_Do this:_
Retype only what runs from the first line of the listing to the line holding "const titles = ['(a)", both included. Do not retype the pictures.

_Data block:_
━━━━

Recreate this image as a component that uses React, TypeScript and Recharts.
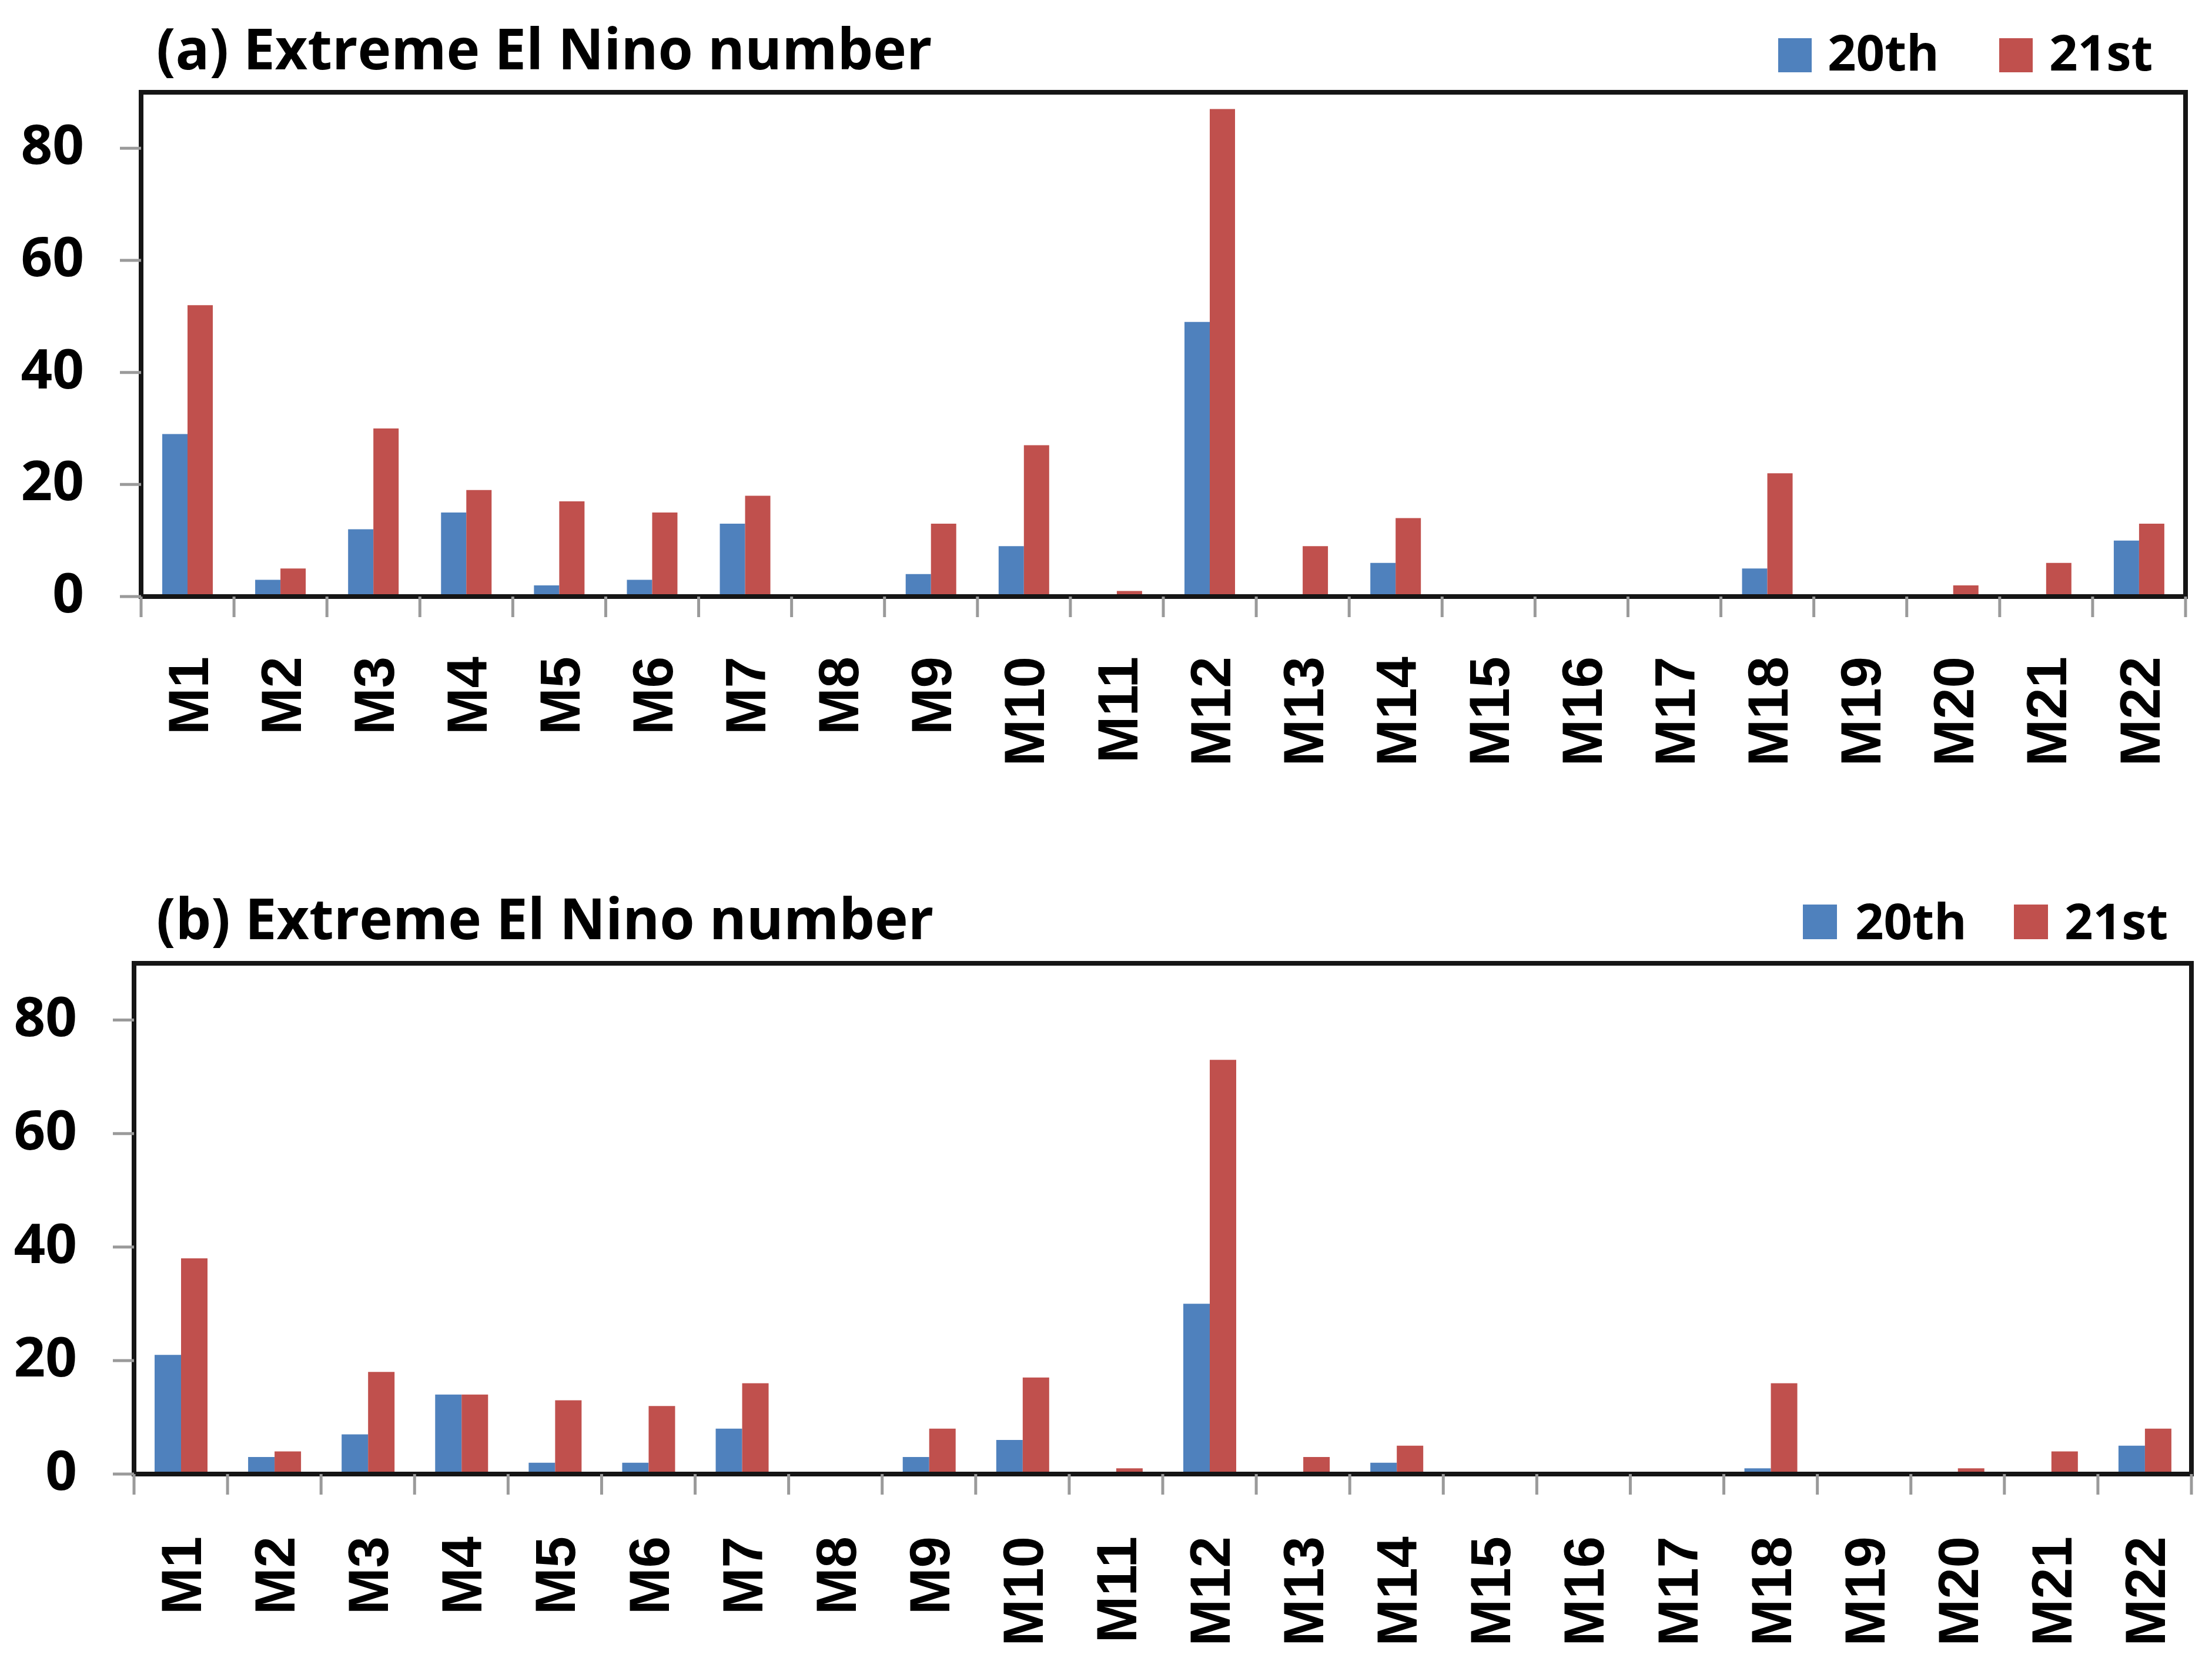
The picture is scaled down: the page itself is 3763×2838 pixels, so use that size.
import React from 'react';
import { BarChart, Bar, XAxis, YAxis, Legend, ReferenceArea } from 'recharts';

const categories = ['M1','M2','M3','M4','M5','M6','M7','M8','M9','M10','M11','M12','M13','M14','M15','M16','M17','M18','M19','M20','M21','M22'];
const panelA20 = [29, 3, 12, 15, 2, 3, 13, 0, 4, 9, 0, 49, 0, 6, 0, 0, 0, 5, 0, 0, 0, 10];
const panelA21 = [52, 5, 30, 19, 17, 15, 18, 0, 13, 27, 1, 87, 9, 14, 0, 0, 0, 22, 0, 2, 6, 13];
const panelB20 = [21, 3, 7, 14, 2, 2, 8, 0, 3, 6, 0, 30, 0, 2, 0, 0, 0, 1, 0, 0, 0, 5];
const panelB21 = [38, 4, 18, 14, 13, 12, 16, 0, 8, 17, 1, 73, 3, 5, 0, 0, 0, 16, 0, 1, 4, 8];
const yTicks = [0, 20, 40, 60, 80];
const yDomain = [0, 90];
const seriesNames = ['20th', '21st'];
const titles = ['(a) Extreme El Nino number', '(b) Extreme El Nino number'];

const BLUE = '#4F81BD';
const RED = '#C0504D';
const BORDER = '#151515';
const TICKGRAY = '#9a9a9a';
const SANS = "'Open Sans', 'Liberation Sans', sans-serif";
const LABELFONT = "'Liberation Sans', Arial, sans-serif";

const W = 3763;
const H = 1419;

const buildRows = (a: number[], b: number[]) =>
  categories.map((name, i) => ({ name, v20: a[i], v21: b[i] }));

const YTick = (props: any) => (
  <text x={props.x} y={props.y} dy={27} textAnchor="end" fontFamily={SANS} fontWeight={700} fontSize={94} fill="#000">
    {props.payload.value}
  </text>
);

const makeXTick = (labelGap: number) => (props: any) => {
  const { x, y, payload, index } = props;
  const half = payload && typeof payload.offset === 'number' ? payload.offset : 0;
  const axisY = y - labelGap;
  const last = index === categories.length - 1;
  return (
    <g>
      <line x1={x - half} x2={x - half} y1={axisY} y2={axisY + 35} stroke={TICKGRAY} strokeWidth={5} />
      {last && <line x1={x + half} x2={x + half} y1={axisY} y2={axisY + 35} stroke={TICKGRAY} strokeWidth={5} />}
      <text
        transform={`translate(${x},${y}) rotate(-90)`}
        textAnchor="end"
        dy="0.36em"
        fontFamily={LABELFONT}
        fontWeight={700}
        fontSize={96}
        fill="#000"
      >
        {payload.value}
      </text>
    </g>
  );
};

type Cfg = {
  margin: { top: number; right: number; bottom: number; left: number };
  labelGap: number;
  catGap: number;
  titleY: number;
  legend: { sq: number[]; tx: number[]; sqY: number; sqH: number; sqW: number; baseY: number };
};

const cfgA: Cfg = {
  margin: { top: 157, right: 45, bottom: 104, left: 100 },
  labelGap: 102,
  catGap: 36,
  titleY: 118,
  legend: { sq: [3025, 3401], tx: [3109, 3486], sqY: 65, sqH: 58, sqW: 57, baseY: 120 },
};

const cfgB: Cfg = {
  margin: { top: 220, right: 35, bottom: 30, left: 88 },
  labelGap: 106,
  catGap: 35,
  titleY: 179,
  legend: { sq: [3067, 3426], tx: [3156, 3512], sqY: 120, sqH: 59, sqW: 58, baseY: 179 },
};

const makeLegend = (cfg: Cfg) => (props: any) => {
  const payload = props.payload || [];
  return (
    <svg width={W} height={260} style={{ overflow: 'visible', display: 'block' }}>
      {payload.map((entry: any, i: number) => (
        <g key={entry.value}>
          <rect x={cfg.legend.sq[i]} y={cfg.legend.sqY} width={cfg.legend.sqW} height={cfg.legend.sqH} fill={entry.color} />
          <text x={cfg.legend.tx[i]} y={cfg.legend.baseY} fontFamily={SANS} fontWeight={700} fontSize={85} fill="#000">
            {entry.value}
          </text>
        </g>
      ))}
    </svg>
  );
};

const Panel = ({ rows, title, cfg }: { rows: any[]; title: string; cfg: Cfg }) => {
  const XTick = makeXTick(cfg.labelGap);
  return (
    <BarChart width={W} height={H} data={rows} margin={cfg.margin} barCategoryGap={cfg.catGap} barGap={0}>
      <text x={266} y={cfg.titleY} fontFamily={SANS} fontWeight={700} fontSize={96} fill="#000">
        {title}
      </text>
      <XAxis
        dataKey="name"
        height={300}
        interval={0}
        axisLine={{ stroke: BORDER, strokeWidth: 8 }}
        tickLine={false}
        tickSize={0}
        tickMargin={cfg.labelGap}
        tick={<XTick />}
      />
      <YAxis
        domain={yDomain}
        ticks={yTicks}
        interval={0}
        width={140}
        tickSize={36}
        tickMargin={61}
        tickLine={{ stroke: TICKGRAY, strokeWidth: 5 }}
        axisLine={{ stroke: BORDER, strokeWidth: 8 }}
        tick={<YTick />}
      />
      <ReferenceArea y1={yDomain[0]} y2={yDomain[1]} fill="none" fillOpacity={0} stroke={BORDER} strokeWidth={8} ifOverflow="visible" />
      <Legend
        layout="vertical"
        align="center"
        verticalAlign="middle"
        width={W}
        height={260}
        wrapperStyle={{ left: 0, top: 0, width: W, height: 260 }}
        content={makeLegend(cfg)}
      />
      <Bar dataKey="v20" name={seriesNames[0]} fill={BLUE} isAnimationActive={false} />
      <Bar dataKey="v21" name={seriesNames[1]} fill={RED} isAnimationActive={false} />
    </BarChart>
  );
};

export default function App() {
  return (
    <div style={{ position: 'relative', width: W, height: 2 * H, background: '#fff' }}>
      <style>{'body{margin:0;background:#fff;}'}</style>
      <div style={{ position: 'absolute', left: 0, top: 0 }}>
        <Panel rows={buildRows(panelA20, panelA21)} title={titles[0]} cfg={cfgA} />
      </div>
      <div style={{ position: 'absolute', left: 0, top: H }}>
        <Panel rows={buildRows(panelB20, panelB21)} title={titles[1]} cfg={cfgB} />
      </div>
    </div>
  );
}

━━━━

_Right answer:_
Recreate this image as a component that uses React, TypeScript and Recharts.
The picture is scaled down: the page itself is 3763×2838 pixels, so use that size.
import React from 'react';
import { BarChart, Bar, XAxis, YAxis, Legend, ReferenceArea } from 'recharts';

const categories = ['M1','M2','M3','M4','M5','M6','M7','M8','M9','M10','M11','M12','M13','M14','M15','M16','M17','M18','M19','M20','M21','M22'];
const panelA20 = [29, 3, 12, 15, 2, 3, 13, 0, 4, 9, 0, 49, 0, 6, 0, 0, 0, 5, 0, 0, 0, 10];
const panelA21 = [52, 5, 30, 19, 17, 15, 18, 0, 13, 27, 1, 87, 9, 14, 0, 0, 0, 22, 0, 2, 6, 13];
const panelB20 = [21, 3, 7, 14, 2, 2, 8, 0, 3, 6, 0, 30, 0, 2, 0, 0, 0, 1, 0, 0, 0, 5];
const panelB21 = [38, 4, 18, 14, 13, 12, 16, 0, 8, 17, 1, 73, 3, 5, 0, 0, 0, 16, 0, 1, 4, 8];
const yTicks = [0, 20, 40, 60, 80];
const yDomain = [0, 90];
const seriesNames = ['20th', '21st'];
const titles = ['(a) Extreme El Nino number', '(b) Extreme El Nino number'];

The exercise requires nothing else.